begin

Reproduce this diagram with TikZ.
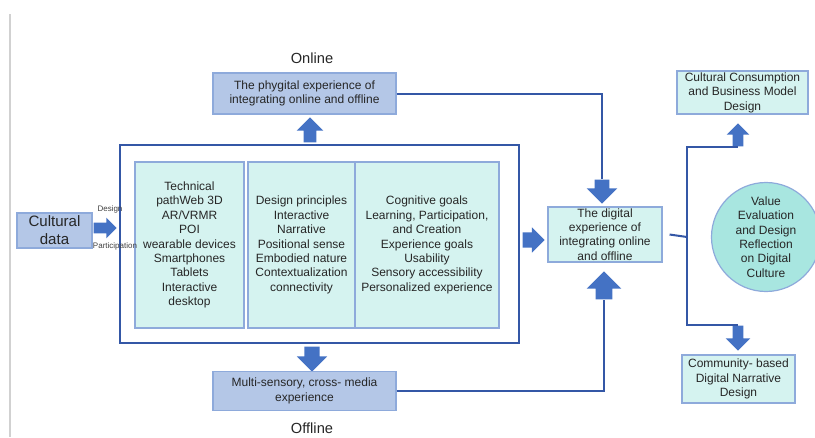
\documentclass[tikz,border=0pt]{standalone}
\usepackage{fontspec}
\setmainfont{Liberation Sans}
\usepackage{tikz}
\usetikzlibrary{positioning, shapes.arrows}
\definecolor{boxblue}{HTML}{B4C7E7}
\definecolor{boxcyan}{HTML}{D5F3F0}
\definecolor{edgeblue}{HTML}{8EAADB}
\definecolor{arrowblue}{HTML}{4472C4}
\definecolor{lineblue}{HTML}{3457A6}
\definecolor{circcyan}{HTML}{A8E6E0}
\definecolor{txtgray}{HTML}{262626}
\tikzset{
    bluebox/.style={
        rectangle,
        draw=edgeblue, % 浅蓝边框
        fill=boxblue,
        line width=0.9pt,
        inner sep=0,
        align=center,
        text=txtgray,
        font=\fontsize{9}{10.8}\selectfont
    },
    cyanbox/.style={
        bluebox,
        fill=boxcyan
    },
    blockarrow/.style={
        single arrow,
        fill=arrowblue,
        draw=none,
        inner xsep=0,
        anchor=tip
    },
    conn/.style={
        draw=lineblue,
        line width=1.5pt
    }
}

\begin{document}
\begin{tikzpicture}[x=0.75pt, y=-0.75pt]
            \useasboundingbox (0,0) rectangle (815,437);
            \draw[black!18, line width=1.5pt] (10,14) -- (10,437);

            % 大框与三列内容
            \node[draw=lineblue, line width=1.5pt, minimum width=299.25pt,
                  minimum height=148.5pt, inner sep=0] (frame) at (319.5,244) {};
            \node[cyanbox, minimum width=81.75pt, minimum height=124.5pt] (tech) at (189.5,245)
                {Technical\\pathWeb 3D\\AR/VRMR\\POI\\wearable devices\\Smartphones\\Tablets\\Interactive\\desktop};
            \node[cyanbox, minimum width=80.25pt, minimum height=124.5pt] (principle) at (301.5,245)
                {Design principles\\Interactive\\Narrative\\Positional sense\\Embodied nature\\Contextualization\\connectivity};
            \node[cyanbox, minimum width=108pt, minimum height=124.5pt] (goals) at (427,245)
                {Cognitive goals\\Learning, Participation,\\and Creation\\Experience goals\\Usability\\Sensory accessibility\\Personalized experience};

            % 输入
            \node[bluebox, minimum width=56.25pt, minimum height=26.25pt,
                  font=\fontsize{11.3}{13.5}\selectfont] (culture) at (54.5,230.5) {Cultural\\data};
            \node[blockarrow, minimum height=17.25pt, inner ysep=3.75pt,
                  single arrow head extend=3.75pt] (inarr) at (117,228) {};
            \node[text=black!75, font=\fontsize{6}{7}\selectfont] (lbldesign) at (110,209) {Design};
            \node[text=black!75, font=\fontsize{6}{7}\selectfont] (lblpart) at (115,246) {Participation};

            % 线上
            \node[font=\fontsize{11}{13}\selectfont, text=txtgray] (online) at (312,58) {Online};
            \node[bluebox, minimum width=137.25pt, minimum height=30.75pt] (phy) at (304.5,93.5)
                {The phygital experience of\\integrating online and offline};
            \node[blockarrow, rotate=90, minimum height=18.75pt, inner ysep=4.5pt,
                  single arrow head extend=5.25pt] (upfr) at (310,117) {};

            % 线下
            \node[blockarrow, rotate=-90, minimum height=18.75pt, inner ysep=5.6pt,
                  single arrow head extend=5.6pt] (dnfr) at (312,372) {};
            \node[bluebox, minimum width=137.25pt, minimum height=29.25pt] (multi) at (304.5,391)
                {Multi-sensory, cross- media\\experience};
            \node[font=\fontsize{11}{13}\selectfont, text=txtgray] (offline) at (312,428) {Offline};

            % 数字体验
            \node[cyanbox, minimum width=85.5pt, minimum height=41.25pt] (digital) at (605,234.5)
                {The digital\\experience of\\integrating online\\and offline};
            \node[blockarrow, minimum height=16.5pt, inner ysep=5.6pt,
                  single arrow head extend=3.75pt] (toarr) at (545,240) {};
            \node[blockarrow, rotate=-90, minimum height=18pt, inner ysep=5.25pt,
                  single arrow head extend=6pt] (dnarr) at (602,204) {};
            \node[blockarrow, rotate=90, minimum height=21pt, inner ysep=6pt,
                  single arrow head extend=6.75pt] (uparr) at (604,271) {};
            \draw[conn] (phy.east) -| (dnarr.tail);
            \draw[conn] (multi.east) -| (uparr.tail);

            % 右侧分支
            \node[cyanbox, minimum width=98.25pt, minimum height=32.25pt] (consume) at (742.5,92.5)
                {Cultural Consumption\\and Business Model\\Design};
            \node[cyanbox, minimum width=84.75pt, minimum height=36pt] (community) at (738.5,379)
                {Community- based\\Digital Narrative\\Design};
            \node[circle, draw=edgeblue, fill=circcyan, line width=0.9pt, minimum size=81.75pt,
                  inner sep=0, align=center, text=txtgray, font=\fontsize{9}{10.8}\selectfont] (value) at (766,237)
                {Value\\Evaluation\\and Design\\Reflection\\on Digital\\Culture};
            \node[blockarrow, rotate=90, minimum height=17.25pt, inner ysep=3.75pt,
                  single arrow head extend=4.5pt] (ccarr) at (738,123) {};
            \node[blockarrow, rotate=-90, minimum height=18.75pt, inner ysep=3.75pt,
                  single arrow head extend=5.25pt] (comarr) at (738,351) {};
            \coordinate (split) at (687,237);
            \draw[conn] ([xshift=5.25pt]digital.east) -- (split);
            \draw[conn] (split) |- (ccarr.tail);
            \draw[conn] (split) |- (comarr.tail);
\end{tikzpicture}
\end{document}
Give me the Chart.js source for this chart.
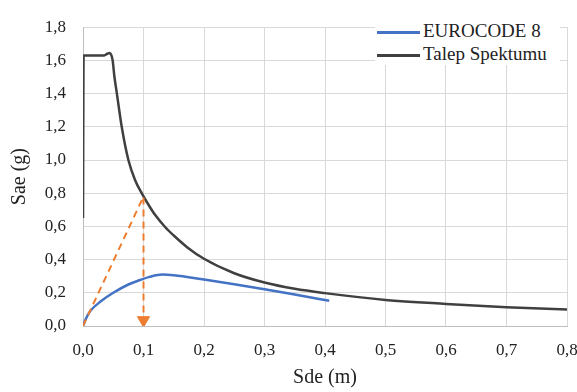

end

◆ **STATED EXERCISE**:
Leave out all images, then reproduce the entries above exactly.

◆ **WORKED SOLUTION**:
Reproduce this diagram with TikZ.
\documentclass[tikz,border=0pt]{standalone}
\usepackage{fontspec}
\setmainfont{Liberation Sans}
\usepackage{tikz}
\usetikzlibrary{positioning, shapes.arrows}
\definecolor{boxblue}{HTML}{B4C7E7}
\definecolor{boxcyan}{HTML}{D5F3F0}
\definecolor{edgeblue}{HTML}{8EAADB}
\definecolor{arrowblue}{HTML}{4472C4}
\definecolor{lineblue}{HTML}{3457A6}
\definecolor{circcyan}{HTML}{A8E6E0}
\definecolor{txtgray}{HTML}{262626}
\tikzset{
    bluebox/.style={
        rectangle,
        draw=edgeblue, % 浅蓝边框
        fill=boxblue,
        line width=0.9pt,
        inner sep=0,
        align=center,
        text=txtgray,
        font=\fontsize{9}{10.8}\selectfont
    },
    cyanbox/.style={
        bluebox,
        fill=boxcyan
    },
    blockarrow/.style={
        single arrow,
        fill=arrowblue,
        draw=none,
        inner xsep=0,
        anchor=tip
    },
    conn/.style={
        draw=lineblue,
        line width=1.5pt
    }
}

\begin{document}
\begin{tikzpicture}[x=0.75pt, y=-0.75pt]
            \useasboundingbox (0,0) rectangle (815,437);
            \draw[black!18, line width=1.5pt] (10,14) -- (10,437);

            % 大框与三列内容
            \node[draw=lineblue, line width=1.5pt, minimum width=299.25pt,
                  minimum height=148.5pt, inner sep=0] (frame) at (319.5,244) {};
            \node[cyanbox, minimum width=81.75pt, minimum height=124.5pt] (tech) at (189.5,245)
                {Technical\\pathWeb 3D\\AR/VRMR\\POI\\wearable devices\\Smartphones\\Tablets\\Interactive\\desktop};
            \node[cyanbox, minimum width=80.25pt, minimum height=124.5pt] (principle) at (301.5,245)
                {Design principles\\Interactive\\Narrative\\Positional sense\\Embodied nature\\Contextualization\\connectivity};
            \node[cyanbox, minimum width=108pt, minimum height=124.5pt] (goals) at (427,245)
                {Cognitive goals\\Learning, Participation,\\and Creation\\Experience goals\\Usability\\Sensory accessibility\\Personalized experience};

            % 输入
            \node[bluebox, minimum width=56.25pt, minimum height=26.25pt,
                  font=\fontsize{11.3}{13.5}\selectfont] (culture) at (54.5,230.5) {Cultural\\data};
            \node[blockarrow, minimum height=17.25pt, inner ysep=3.75pt,
                  single arrow head extend=3.75pt] (inarr) at (117,228) {};
            \node[text=black!75, font=\fontsize{6}{7}\selectfont] (lbldesign) at (110,209) {Design};
            \node[text=black!75, font=\fontsize{6}{7}\selectfont] (lblpart) at (115,246) {Participation};

            % 线上
            \node[font=\fontsize{11}{13}\selectfont, text=txtgray] (online) at (312,58) {Online};
            \node[bluebox, minimum width=137.25pt, minimum height=30.75pt] (phy) at (304.5,93.5)
                {The phygital experience of\\integrating online and offline};
            \node[blockarrow, rotate=90, minimum height=18.75pt, inner ysep=4.5pt,
                  single arrow head extend=5.25pt] (upfr) at (310,117) {};

            % 线下
            \node[blockarrow, rotate=-90, minimum height=18.75pt, inner ysep=5.6pt,
                  single arrow head extend=5.6pt] (dnfr) at (312,372) {};
            \node[bluebox, minimum width=137.25pt, minimum height=29.25pt] (multi) at (304.5,391)
                {Multi-sensory, cross- media\\experience};
            \node[font=\fontsize{11}{13}\selectfont, text=txtgray] (offline) at (312,428) {Offline};

            % 数字体验
            \node[cyanbox, minimum width=85.5pt, minimum height=41.25pt] (digital) at (605,234.5)
                {The digital\\experience of\\integrating online\\and offline};
            \node[blockarrow, minimum height=16.5pt, inner ysep=5.6pt,
                  single arrow head extend=3.75pt] (toarr) at (545,240) {};
            \node[blockarrow, rotate=-90, minimum height=18pt, inner ysep=5.25pt,
                  single arrow head extend=6pt] (dnarr) at (602,204) {};
            \node[blockarrow, rotate=90, minimum height=21pt, inner ysep=6pt,
                  single arrow head extend=6.75pt] (uparr) at (604,271) {};
            \draw[conn] (phy.east) -| (dnarr.tail);
            \draw[conn] (multi.east) -| (uparr.tail);

            % 右侧分支
            \node[cyanbox, minimum width=98.25pt, minimum height=32.25pt] (consume) at (742.5,92.5)
                {Cultural Consumption\\and Business Model\\Design};
            \node[cyanbox, minimum width=84.75pt, minimum height=36pt] (community) at (738.5,379)
                {Community- based\\Digital Narrative\\Design};
            \node[circle, draw=edgeblue, fill=circcyan, line width=0.9pt, minimum size=81.75pt,
                  inner sep=0, align=center, text=txtgray, font=\fontsize{9}{10.8}\selectfont] (value) at (766,237)
                {Value\\Evaluation\\and Design\\Reflection\\on Digital\\Culture};
            \node[blockarrow, rotate=90, minimum height=17.25pt, inner ysep=3.75pt,
                  single arrow head extend=4.5pt] (ccarr) at (738,123) {};
            \node[blockarrow, rotate=-90, minimum height=18.75pt, inner ysep=3.75pt,
                  single arrow head extend=5.25pt] (comarr) at (738,351) {};
            \coordinate (split) at (687,237);
            \draw[conn] ([xshift=5.25pt]digital.east) -- (split);
            \draw[conn] (split) |- (ccarr.tail);
            \draw[conn] (split) |- (comarr.tail);
\end{tikzpicture}
\end{document}
Give me the Chart.js source for this chart.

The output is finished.